* WHAT YOU HAVE TO DO *
Start at the top of the records and, please, print each line exactly through the line that contains "from bokeh.resources import INLINE", leaving out all pictures.

* DATASET EXTRACT *
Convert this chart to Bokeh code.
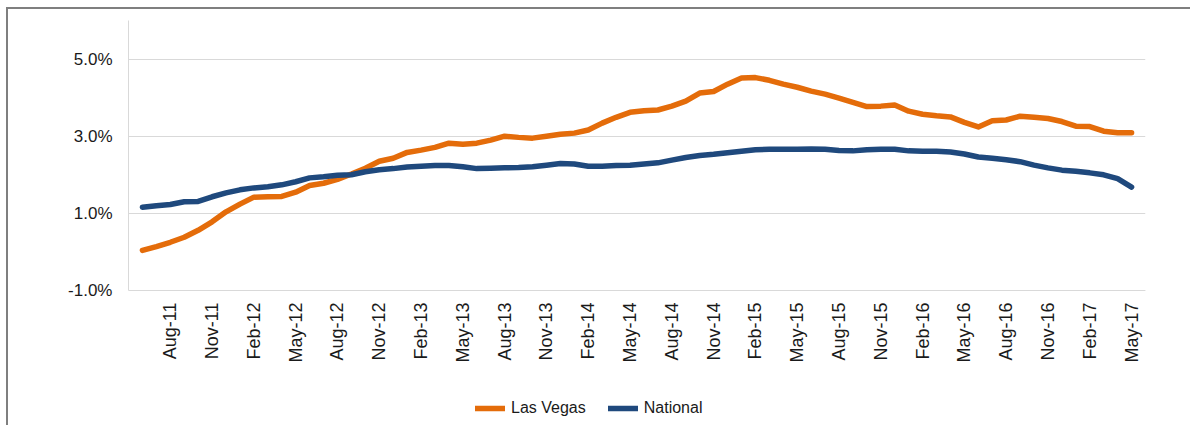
import math
from bokeh.plotting import figure
from bokeh.models import FixedTicker, PrintfTickFormatter, Range1d, Legend, LegendItem
from bokeh.embed import file_html
from bokeh.resources import INLINE

# ---- data (monthly, Jun-11 .. May-17) ----
months = []
_mn = ["Jan", "Feb", "Mar", "Apr", "May", "Jun", "Jul", "Aug", "Sep", "Oct", "Nov", "Dec"]
for _y in range(11, 18):
    for _m in _mn:
        months.append(f"{_m}-{_y}")
months = months[months.index("Jun-11"):months.index("May-17") + 1]

las_vegas = [0.04, 0.14, 0.25, 0.38, 0.56, 0.78, 1.04, 1.24, 1.42, 1.43,
             1.44, 1.55, 1.72, 1.78, 1.88, 2.02, 2.17, 2.35, 2.43, 2.58,
             2.64, 2.71, 2.82, 2.79, 2.82, 2.90, 3.00, 2.97, 2.95, 3.00,
             3.05, 3.08, 3.16, 3.34, 3.49, 3.62, 3.66, 3.68, 3.78, 3.91,
             4.12, 4.16, 4.35, 4.51, 4.52, 4.45, 4.35, 4.27, 4.17, 4.09,
             3.99, 3.88, 3.77, 3.78, 3.81, 3.65, 3.57, 3.53, 3.50, 3.36,
             3.24, 3.40, 3.42, 3.52, 3.49, 3.46, 3.38, 3.26, 3.25, 3.13,
             3.09, 3.09]

national = [1.16, 1.20, 1.23, 1.30, 1.31, 1.43, 1.53, 1.61, 1.66, 1.69,
            1.74, 1.82, 1.92, 1.95, 1.99, 2.00, 2.08, 2.13, 2.16, 2.20,
            2.22, 2.24, 2.24, 2.21, 2.16, 2.17, 2.18, 2.19, 2.21, 2.25,
            2.29, 2.28, 2.22, 2.22, 2.24, 2.25, 2.28, 2.31, 2.38, 2.45,
            2.50, 2.53, 2.57, 2.61, 2.65, 2.66, 2.66, 2.66, 2.67, 2.66,
            2.63, 2.62, 2.65, 2.66, 2.66, 2.62, 2.61, 2.61, 2.59, 2.54,
            2.46, 2.43, 2.39, 2.34, 2.25, 2.18, 2.12, 2.09, 2.05, 2.00,
            1.90, 1.68]

tick_labels = months[2::3]          # Aug-11, Nov-11, ... May-17
y_ticks = [-1, 1, 3, 5]
y_min, y_max = -1, 6

idx = list(range(len(months)))
tick_idx = [months.index(t) for t in tick_labels]

FONT = "Liberation Sans"
ORANGE = "#E46C0A"
NAVY = "#1F497D"
GRID = "#D9D9D9"

# frame: 407 px tall; value axis keeps 7 units over 270 px, the rest is label room
px_per_unit = 270 / (y_max - y_min)
frame_h = 407
p = figure(width=1184, height=418, output_backend="svg", toolbar_location=None,
           x_range=Range1d(-1, len(months)),
           y_range=Range1d(y_max - frame_h / px_per_unit, y_max),
           min_border_left=120, min_border_right=47, min_border_top=11,
           min_border_bottom=0)
p.styles = {"border-top": "2px solid #7F7F7F", "border-left": "2px solid #7F7F7F",
            "margin-left": "6px", "margin-top": "7px"}
p.outline_line_color = None
p.background_fill_color = "white"
p.border_fill_color = "white"

r_lv = p.line(idx, las_vegas, line_color=ORANGE, line_width=5.5,
              line_cap="round", line_join="round")
r_nat = p.line(idx, national, line_color=NAVY, line_width=5.5,
               line_cap="round", line_join="round")

# axes
p.xaxis.fixed_location = y_min
p.xaxis.ticker = FixedTicker(ticks=tick_idx)
p.xaxis.major_label_overrides = {i: t for i, t in zip(tick_idx, tick_labels)}
p.xaxis.major_label_orientation = math.pi / 2
p.yaxis.ticker = FixedTicker(ticks=y_ticks)
p.yaxis.formatter = PrintfTickFormatter(format="%.1f%%")
p.yaxis.bounds = (y_min, y_max)
for ax in (p.xaxis, p.yaxis):
    ax.axis_line_color = GRID
    ax.axis_line_width = 1
    ax.major_tick_line_color = None
    ax.minor_tick_line_color = None
    ax.major_tick_out = 0
    ax.major_tick_in = 0
    ax.minor_tick_out = 0
    ax.minor_tick_in = 0
    ax.major_label_text_font = FONT
    ax.major_label_text_color = "#1a1a1a"
p.yaxis.major_label_text_font_size = "17px"
p.xaxis.major_label_text_font_size = "18px"
p.xaxis.major_label_standoff = 12
p.yaxis.major_label_standoff = 16

p.xgrid.grid_line_color = None
p.ygrid.ticker = FixedTicker(ticks=y_ticks)
p.ygrid.grid_line_color = GRID
p.ygrid.grid_line_width = 1

legend = Legend(items=[LegendItem(label="Las Vegas", renderers=[r_lv]),
                       LegendItem(label="National", renderers=[r_nat])],
                location=(347, 9), orientation="horizontal",
                border_line_color=None, background_fill_alpha=0,
                padding=0, margin=0, spacing=22, label_standoff=6,
                glyph_width=30, glyph_height=20, label_height=20,
                label_text_font=FONT, label_text_font_size="16px",
                label_text_color="#1a1a1a")
p.add_layout(legend, "center")

open("out.html", "w").write(file_html(p, INLINE))
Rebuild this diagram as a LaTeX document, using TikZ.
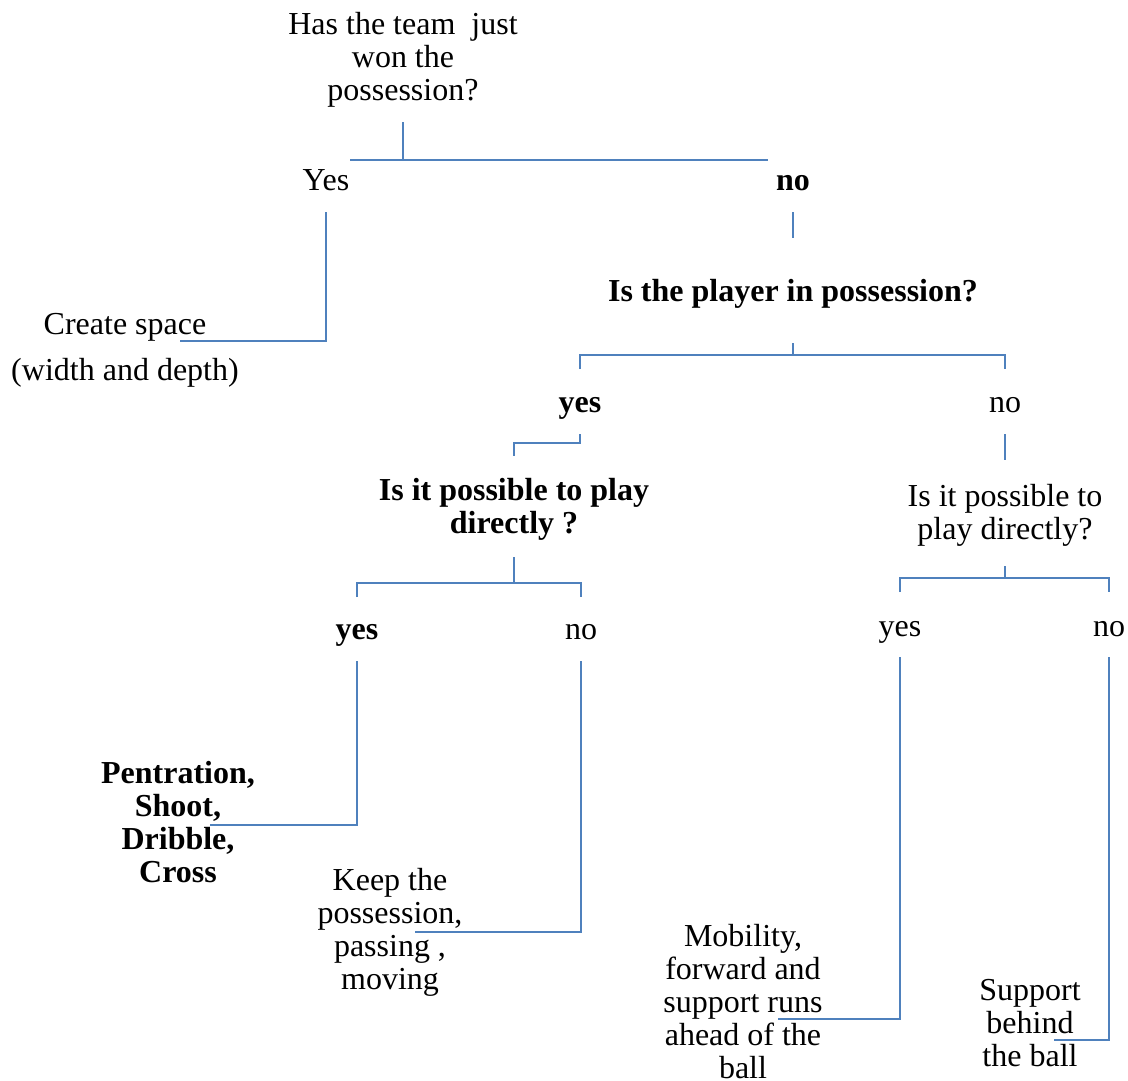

* ANSWER FOR THE TASK *
Convert this chart to Bokeh code.
import math
from bokeh.plotting import figure
from bokeh.models import FixedTicker, PrintfTickFormatter, Range1d, Legend, LegendItem
from bokeh.embed import file_html
from bokeh.resources import INLINE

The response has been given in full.